Baru-baru ini Bupati Ponorogo melantik 4 orang Pejabat JPT Pratama (eselon II) yang memang sebelumnya sudah dilakukan mekanisme rektuitmen sesuai proses dan prosedur yang berlaku. Namun yang menjadi masalah adalah apakah proses lelang jabatan terbuka tersebut telah diikuti oleh upaya sistematis untuk membuat peta kompetensi mengenai calon pejabat yang bisa menduduki jabatan setingkat Eselon II? Artinya, dengan harapan jangan sampai proses seleksi JPT ini hanya menghasilkan para job seekers yaitu para pegawai yang orientasinya adalah asal naik jabatan menjadi eselon II dengan target mendapat tambahan penghasilan jabatan yang cukup tinggi sehingga kurang berkonsentrasi pada jenis jabatan dan pekerjaan yang sedang dijalaninya.
BPKSDM Ponorogo hendaknya lebih serius dalam membuat basis data kompetensi pegawai (talent pool) khususnya diantara pejabat JPT Pratama.
UU ASN No. 20/2023: Reformasi Birokrasi atau Tambahan Penghasilan ASN..?
Terdapat salah kaprah pemahaman dalam istilah reformasi birokrasi dalam mindset ASN, reformasi birokrasi berarti tambahan penghasilan. Hal ini wajar karena sejak UU ASN lama yang menjadi konsentrasi pemerintah adalah rumusan pemberian remunerasi (pada ASN Pusat) dan Tambahan Penghasilan Pegawai (TPP) (pada ASN Pemda) pun hanya dalam UU ASN baru ini. Bahkan dalam UU ASN baru ini Pasal 21 ayat (1) UU ASN juga diatur terkait dengan penghargaan dan pengakuan pegawai ASN, baik PNS maupun PPPK yang terdiri dari beberapa komponen, meliputi: Penghasilan, dapat berupa gaji atau upah. Penghargaan yang bersifat motivasi, baik berupa finansial atau nonfinansial.

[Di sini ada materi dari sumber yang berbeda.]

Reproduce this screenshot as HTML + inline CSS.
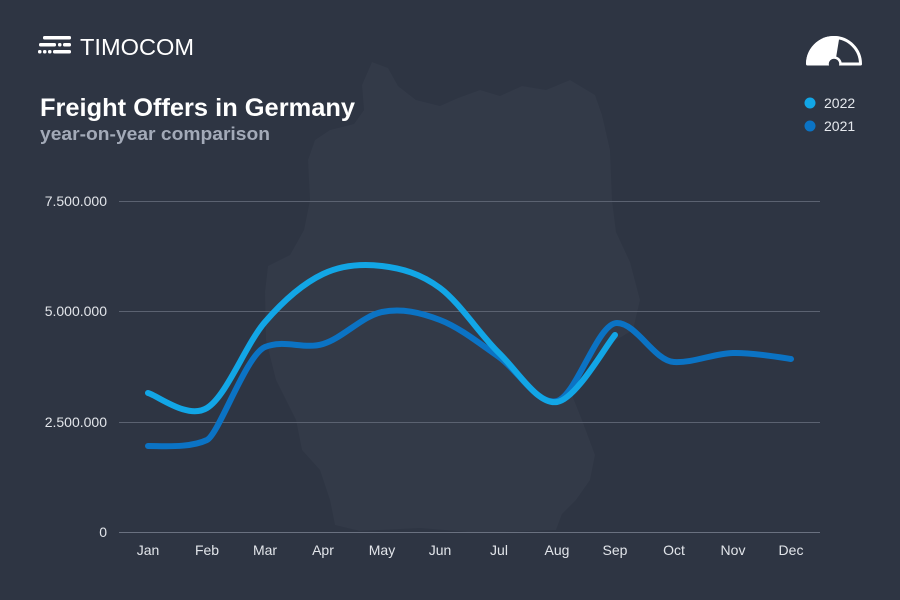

Tunjangan dan fasilitas, seperti tunjangan dan fasilitas jabatan atau tunjangan dan fasilitas individu. Jaminan sosial, terdiri dari jaminan kesehatan, kecelakaan kerja, kematian, pensiun, dan hari tua. Lingkungan kerja, baik fisik maupun nonfisik. Pengembangan diri, dapat berupa pengembangan talenta dan karier, serta pengembangan kompetensi. Bantuan hukum, termasuk litigasi dan/atau nonlitigasi.

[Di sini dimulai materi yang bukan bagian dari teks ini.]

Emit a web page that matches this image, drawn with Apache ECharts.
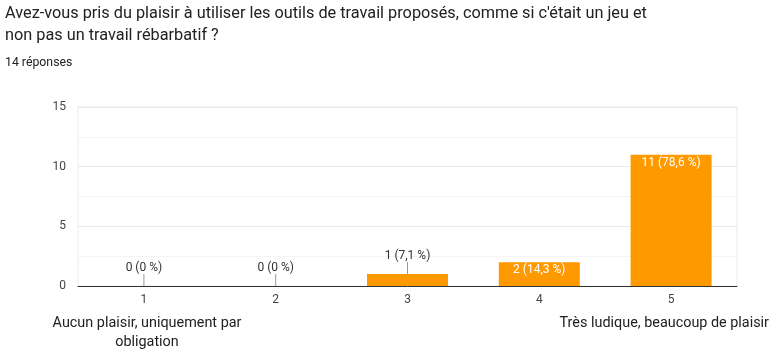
<!DOCTYPE html>
<html><head><meta charset="utf-8">
<script src="https://cdn.jsdelivr.net/npm/echarts@6/dist/echarts.min.js"></script>
<style>html,body{margin:0;padding:0;background:#fff}#c{width:780px;height:357px}</style>
</head><body><div id="c"></div>
<script>
const titleLines = ["Avez-vous pris du plaisir à utiliser les outils de travail proposés, comme si c'était un jeu et", "non pas un travail rébarbatif ?"];
const subtitle = "14 réponses";
const categories = ["1", "2", "3", "4", "5"];
const counts = [0, 0, 1, 2, 11];
const percents = ["0", "0", "7,1", "14,3", "78,6"];
const yTicks = [0, 5, 10, 15];
const lowLabel = ["Aucun plaisir, uniquement par", "obligation"];
const highLabel = "Très ludique, beaucoup de plaisir";

const FONT = "Roboto, 'Noto Sans', Arial, sans-serif";
const INSIDE_MIN = 2;

// pick a font size so a text line spans a target width (layout only)
const ctx = document.createElement('canvas').getContext('2d');
function fitSize(text, targetWidth, base) {
  ctx.font = base + 'px ' + FONT;
  const w = ctx.measureText(text).width;
  return Math.round(base * targetWidth / w * 10) / 10;
}
const titleSize = fitSize(titleLines[0], 644, 16);
const subSize = fitSize(subtitle, 67.5, 12);
const lowSize = fitSize(lowLabel[0], 189, 14);
const highSize = fitSize(highLabel, 209, 14);

const barData = counts.map((v, i) => {
  const inside = v >= INSIDE_MIN;
  return {
    value: v,
    label: inside
      ? { position: 'insideTop', distance: 2, color: '#ffffff' }
      : { position: 'top', distance: 12, color: '#333333' }
  };
});

const chart = echarts.init(document.getElementById('c'), null, { renderer: 'canvas' });
chart.setOption({
  animation: false,
  textStyle: { fontFamily: FONT },
  title: [
    { text: titleLines.join('\n'), left: 5, top: 3, padding: 0,
      textStyle: { fontFamily: FONT, fontSize: titleSize, fontWeight: 'normal', color: '#202124', lineHeight: 22 } },
    { text: subtitle, left: 5, top: 56, padding: 0,
      textStyle: { fontFamily: FONT, fontSize: subSize, fontWeight: 'normal', color: '#202124', lineHeight: 14 } }
  ],
  grid: { left: 78, right: 43, top: 107, bottom: 71, show: true, borderColor: '#ebebeb', borderWidth: 1 },
  xAxis: {
    type: 'category', data: categories,
    axisLine: { lineStyle: { color: '#333333', width: 1 } },
    axisTick: { show: false },
    axisLabel: { color: '#444444', fontSize: 12, margin: 8, fontFamily: FONT }
  },
  yAxis: {
    type: 'value', min: yTicks[0], max: yTicks[yTicks.length - 1], interval: 5,
    axisLine: { show: false }, axisTick: { show: false },
    axisLabel: { color: '#444444', fontSize: 12, margin: 12, fontFamily: FONT },
    splitLine: { lineStyle: { color: '#e8e8e8' } },
    minorTick: { show: false, splitNumber: 2 },
    minorSplitLine: { show: true, lineStyle: { color: '#f4f4f4' } }
  },
  series: [
    {
      type: 'bar', data: barData, barWidth: 81,
      itemStyle: { color: '#ff9900' },
      label: {
        show: true, fontSize: 12, fontFamily: FONT,
        formatter: p => p.value + ' (' + percents[p.dataIndex] + ' %)'
      },
      z: 2
    },
    {
      type: 'custom', z: 3, silent: true,
      data: counts.map((v, i) => [i, v]),
      renderItem: (params, api) => {
        const v = api.value(1);
        if (v >= INSIDE_MIN) return null;
        const p = api.coord([api.value(0), v]);
        return { type: 'line', shape: { x1: p[0], y1: p[1], x2: p[0], y2: p[1] - 12 },
          style: { stroke: '#999999', lineWidth: 1 } };
      }
    }
  ],
  graphic: [
    { type: 'text', x: 147, y: 314,
      style: { text: lowLabel.join('\n'), font: lowSize + 'px ' + FONT, fill: '#202124', textAlign: 'center', textVerticalAlign: 'top', lineHeight: 19 } },
    { type: 'text', x: 769, y: 314,
      style: { text: highLabel, font: highSize + 'px ' + FONT, fill: '#202124', textAlign: 'right', textVerticalAlign: 'top', lineHeight: 19 } }
  ]
});
</script></body></html>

(https://www.kompas.com/5-poin-penting-dalam-uu-asn-2023-yang-resmi-disahkan).
Ketentuan di dalam UU ASN baru tersebut mengamanatkan aturan turunannya untuk menyusun ulang konsep kesejahteraan ASN. Sudah barang tentu bahwa sebagian besar ASN menyambut UU ASN baru ini sebagai gagasan tambahan penghasilan.
Ada beberapa hal mendasar yang wajib menjadi perhatian khususnya BKPSDM Pemkab Ponorogo dalam menyambut UU ASN baru ini yaitu pemberian TPP atau tunjangan lainnya harus didahului dengan analisis objektif mengenai kinerja yang diharapkan dari sebuah jabatan dalam OPD agar peningkatan penghasilan tersebut sejalan dengan peningkatan kinerja secara signifikan.
Berikutnya adalah skala TPP atau tunjangan lainnya harus disertai dengan pertimbangan objektif tentang beban kerja dan kompleksitas pekerjaan yang dihadapi oelh pejabat pemangkunya. Karena jika pemberian TPP dan tunjangan lainnya tanpa disertai dengan pertimbangan yang objektif tentu akan menimbulkan kecemburuan diantara para pejabat sendiri yang dalam banyak hal mengakibatkan munculnya friksi antar OPD.
Selaras dengan mulai berlakunya UU ASN baru maka sudah selayaknya Pemkab Ponorogo menyambut UU ASN baru tersebut dengan melakukan evaluasi road map reformasi birokrasi sebagai modal awal penyusunan road map reformasi birokrasi yang baru apalagi road map reformasi birokrasi Ponorogo sesuai dengan Peraturan Bupati (PERBUP) Ponorogo Nomor 95 Tahun 2020 tentang Roadmap Reformasi Birokrasi Pemerintah Kabupaten Ponorogo 2020-2024 akan berakhir di tahun depan.
Road map reformasi birokrasi Ponorogo kedepan sebaiknya adalah lebih pada upaya perbaikan target reformasi birokrasi yang lebih realistis dan terukur, perubahan pola tata kerja ASN, efisiensi belanja pegawai, peningkatan kualitas pelayanan publik dan peningkatan daya saing daerah.
Penulis adalah Direktur Forum Ngeritisi Kebijakan Publik Indonesia (Forum Ngekepi).